Please copy all the lines that follow, word for word.

## BEGIN Material

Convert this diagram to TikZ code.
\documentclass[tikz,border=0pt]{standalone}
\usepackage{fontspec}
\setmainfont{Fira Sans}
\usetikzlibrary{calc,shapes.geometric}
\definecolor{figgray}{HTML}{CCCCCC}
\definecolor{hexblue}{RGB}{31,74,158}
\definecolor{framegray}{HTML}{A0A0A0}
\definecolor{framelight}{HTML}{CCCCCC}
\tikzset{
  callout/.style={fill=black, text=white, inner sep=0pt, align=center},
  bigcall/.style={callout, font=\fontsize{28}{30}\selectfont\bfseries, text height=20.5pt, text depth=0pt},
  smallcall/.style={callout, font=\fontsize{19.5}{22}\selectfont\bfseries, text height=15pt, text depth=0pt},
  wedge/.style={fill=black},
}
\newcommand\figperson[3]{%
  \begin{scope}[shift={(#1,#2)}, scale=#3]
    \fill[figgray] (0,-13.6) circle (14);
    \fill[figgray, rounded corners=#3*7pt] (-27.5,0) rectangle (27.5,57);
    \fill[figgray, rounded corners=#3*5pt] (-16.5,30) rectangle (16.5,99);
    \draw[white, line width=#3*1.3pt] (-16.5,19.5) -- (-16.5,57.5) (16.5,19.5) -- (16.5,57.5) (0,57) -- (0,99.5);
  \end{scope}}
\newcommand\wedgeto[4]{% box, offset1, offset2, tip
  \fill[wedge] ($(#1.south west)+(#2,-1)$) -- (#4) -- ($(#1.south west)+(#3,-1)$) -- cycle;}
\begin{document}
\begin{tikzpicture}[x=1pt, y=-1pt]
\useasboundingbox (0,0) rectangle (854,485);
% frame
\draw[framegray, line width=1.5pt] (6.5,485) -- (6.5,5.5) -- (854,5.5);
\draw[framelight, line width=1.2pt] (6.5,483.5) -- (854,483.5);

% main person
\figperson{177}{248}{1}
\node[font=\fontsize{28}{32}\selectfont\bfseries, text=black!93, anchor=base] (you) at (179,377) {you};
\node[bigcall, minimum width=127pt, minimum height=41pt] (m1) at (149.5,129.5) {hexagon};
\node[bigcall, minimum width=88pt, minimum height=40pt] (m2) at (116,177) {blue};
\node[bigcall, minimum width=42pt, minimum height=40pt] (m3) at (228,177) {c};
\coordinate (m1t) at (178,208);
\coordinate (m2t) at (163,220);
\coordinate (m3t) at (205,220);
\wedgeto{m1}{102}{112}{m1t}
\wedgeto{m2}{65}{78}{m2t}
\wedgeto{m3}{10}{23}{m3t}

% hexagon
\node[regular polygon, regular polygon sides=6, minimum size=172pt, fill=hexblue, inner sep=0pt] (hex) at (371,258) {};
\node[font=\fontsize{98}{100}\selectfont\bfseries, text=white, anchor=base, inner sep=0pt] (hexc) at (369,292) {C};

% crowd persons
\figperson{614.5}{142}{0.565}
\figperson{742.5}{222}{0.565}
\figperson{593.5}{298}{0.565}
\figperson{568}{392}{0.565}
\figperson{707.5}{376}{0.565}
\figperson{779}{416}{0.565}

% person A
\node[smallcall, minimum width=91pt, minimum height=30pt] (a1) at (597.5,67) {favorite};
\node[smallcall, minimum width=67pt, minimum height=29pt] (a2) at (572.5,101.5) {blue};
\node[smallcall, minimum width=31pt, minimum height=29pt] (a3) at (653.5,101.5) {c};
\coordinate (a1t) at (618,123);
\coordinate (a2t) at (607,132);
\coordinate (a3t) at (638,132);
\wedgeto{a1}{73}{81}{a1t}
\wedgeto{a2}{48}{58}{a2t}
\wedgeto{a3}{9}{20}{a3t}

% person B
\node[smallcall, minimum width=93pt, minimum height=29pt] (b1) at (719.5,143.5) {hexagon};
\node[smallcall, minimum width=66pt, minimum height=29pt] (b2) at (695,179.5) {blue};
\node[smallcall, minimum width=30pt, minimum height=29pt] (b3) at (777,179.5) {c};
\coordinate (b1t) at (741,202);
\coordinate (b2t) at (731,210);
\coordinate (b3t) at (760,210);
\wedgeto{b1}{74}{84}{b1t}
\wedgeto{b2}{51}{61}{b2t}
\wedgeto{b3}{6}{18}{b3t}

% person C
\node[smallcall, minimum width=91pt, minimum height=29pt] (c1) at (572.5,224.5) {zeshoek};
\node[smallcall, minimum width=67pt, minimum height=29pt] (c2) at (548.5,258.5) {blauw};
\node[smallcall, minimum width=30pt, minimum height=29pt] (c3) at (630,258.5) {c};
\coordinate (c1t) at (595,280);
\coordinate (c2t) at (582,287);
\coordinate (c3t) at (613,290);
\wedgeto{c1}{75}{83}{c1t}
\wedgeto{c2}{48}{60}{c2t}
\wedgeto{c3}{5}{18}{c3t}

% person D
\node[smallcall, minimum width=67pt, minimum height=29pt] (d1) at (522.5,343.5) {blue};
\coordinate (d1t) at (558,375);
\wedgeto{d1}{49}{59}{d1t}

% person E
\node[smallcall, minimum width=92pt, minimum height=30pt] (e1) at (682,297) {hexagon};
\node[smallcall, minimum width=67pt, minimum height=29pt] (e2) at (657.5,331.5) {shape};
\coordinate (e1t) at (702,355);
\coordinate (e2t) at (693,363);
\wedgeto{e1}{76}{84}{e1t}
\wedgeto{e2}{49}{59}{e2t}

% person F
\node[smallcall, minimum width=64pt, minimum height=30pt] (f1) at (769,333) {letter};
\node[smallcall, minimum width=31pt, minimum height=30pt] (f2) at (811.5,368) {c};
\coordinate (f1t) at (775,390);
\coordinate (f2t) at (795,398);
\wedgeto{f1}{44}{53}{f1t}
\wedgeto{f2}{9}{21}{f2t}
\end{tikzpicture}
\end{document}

## END Material

→ Solution to the exercise
Convert this diagram to TikZ code.
\documentclass[tikz,border=0pt]{standalone}
\usepackage{fontspec}
\setmainfont{Fira Sans}
\usetikzlibrary{calc,shapes.geometric}
\definecolor{figgray}{HTML}{CCCCCC}
\definecolor{hexblue}{RGB}{31,74,158}
\definecolor{framegray}{HTML}{A0A0A0}
\definecolor{framelight}{HTML}{CCCCCC}
\tikzset{
  callout/.style={fill=black, text=white, inner sep=0pt, align=center},
  bigcall/.style={callout, font=\fontsize{28}{30}\selectfont\bfseries, text height=20.5pt, text depth=0pt},
  smallcall/.style={callout, font=\fontsize{19.5}{22}\selectfont\bfseries, text height=15pt, text depth=0pt},
  wedge/.style={fill=black},
}
\newcommand\figperson[3]{%
  \begin{scope}[shift={(#1,#2)}, scale=#3]
    \fill[figgray] (0,-13.6) circle (14);
    \fill[figgray, rounded corners=#3*7pt] (-27.5,0) rectangle (27.5,57);
    \fill[figgray, rounded corners=#3*5pt] (-16.5,30) rectangle (16.5,99);
    \draw[white, line width=#3*1.3pt] (-16.5,19.5) -- (-16.5,57.5) (16.5,19.5) -- (16.5,57.5) (0,57) -- (0,99.5);
  \end{scope}}
\newcommand\wedgeto[4]{% box, offset1, offset2, tip
  \fill[wedge] ($(#1.south west)+(#2,-1)$) -- (#4) -- ($(#1.south west)+(#3,-1)$) -- cycle;}
\begin{document}
\begin{tikzpicture}[x=1pt, y=-1pt]
\useasboundingbox (0,0) rectangle (854,485);
% frame
\draw[framegray, line width=1.5pt] (6.5,485) -- (6.5,5.5) -- (854,5.5);
\draw[framelight, line width=1.2pt] (6.5,483.5) -- (854,483.5);

% main person
\figperson{177}{248}{1}
\node[font=\fontsize{28}{32}\selectfont\bfseries, text=black!93, anchor=base] (you) at (179,377) {you};
\node[bigcall, minimum width=127pt, minimum height=41pt] (m1) at (149.5,129.5) {hexagon};
\node[bigcall, minimum width=88pt, minimum height=40pt] (m2) at (116,177) {blue};
\node[bigcall, minimum width=42pt, minimum height=40pt] (m3) at (228,177) {c};
\coordinate (m1t) at (178,208);
\coordinate (m2t) at (163,220);
\coordinate (m3t) at (205,220);
\wedgeto{m1}{102}{112}{m1t}
\wedgeto{m2}{65}{78}{m2t}
\wedgeto{m3}{10}{23}{m3t}

% hexagon
\node[regular polygon, regular polygon sides=6, minimum size=172pt, fill=hexblue, inner sep=0pt] (hex) at (371,258) {};
\node[font=\fontsize{98}{100}\selectfont\bfseries, text=white, anchor=base, inner sep=0pt] (hexc) at (369,292) {C};

% crowd persons
\figperson{614.5}{142}{0.565}
\figperson{742.5}{222}{0.565}
\figperson{593.5}{298}{0.565}
\figperson{568}{392}{0.565}
\figperson{707.5}{376}{0.565}
\figperson{779}{416}{0.565}

% person A
\node[smallcall, minimum width=91pt, minimum height=30pt] (a1) at (597.5,67) {favorite};
\node[smallcall, minimum width=67pt, minimum height=29pt] (a2) at (572.5,101.5) {blue};
\node[smallcall, minimum width=31pt, minimum height=29pt] (a3) at (653.5,101.5) {c};
\coordinate (a1t) at (618,123);
\coordinate (a2t) at (607,132);
\coordinate (a3t) at (638,132);
\wedgeto{a1}{73}{81}{a1t}
\wedgeto{a2}{48}{58}{a2t}
\wedgeto{a3}{9}{20}{a3t}

% person B
\node[smallcall, minimum width=93pt, minimum height=29pt] (b1) at (719.5,143.5) {hexagon};
\node[smallcall, minimum width=66pt, minimum height=29pt] (b2) at (695,179.5) {blue};
\node[smallcall, minimum width=30pt, minimum height=29pt] (b3) at (777,179.5) {c};
\coordinate (b1t) at (741,202);
\coordinate (b2t) at (731,210);
\coordinate (b3t) at (760,210);
\wedgeto{b1}{74}{84}{b1t}
\wedgeto{b2}{51}{61}{b2t}
\wedgeto{b3}{6}{18}{b3t}

% person C
\node[smallcall, minimum width=91pt, minimum height=29pt] (c1) at (572.5,224.5) {zeshoek};
\node[smallcall, minimum width=67pt, minimum height=29pt] (c2) at (548.5,258.5) {blauw};
\node[smallcall, minimum width=30pt, minimum height=29pt] (c3) at (630,258.5) {c};
\coordinate (c1t) at (595,280);
\coordinate (c2t) at (582,287);
\coordinate (c3t) at (613,290);
\wedgeto{c1}{75}{83}{c1t}
\wedgeto{c2}{48}{60}{c2t}
\wedgeto{c3}{5}{18}{c3t}

% person D
\node[smallcall, minimum width=67pt, minimum height=29pt] (d1) at (522.5,343.5) {blue};
\coordinate (d1t) at (558,375);
\wedgeto{d1}{49}{59}{d1t}

% person E
\node[smallcall, minimum width=92pt, minimum height=30pt] (e1) at (682,297) {hexagon};
\node[smallcall, minimum width=67pt, minimum height=29pt] (e2) at (657.5,331.5) {shape};
\coordinate (e1t) at (702,355);
\coordinate (e2t) at (693,363);
\wedgeto{e1}{76}{84}{e1t}
\wedgeto{e2}{49}{59}{e2t}

% person F
\node[smallcall, minimum width=64pt, minimum height=30pt] (f1) at (769,333) {letter};
\node[smallcall, minimum width=31pt, minimum height=30pt] (f2) at (811.5,368) {c};
\coordinate (f1t) at (775,390);
\coordinate (f2t) at (795,398);
\wedgeto{f1}{44}{53}{f1t}
\wedgeto{f2}{9}{21}{f2t}
\end{tikzpicture}
\end{document}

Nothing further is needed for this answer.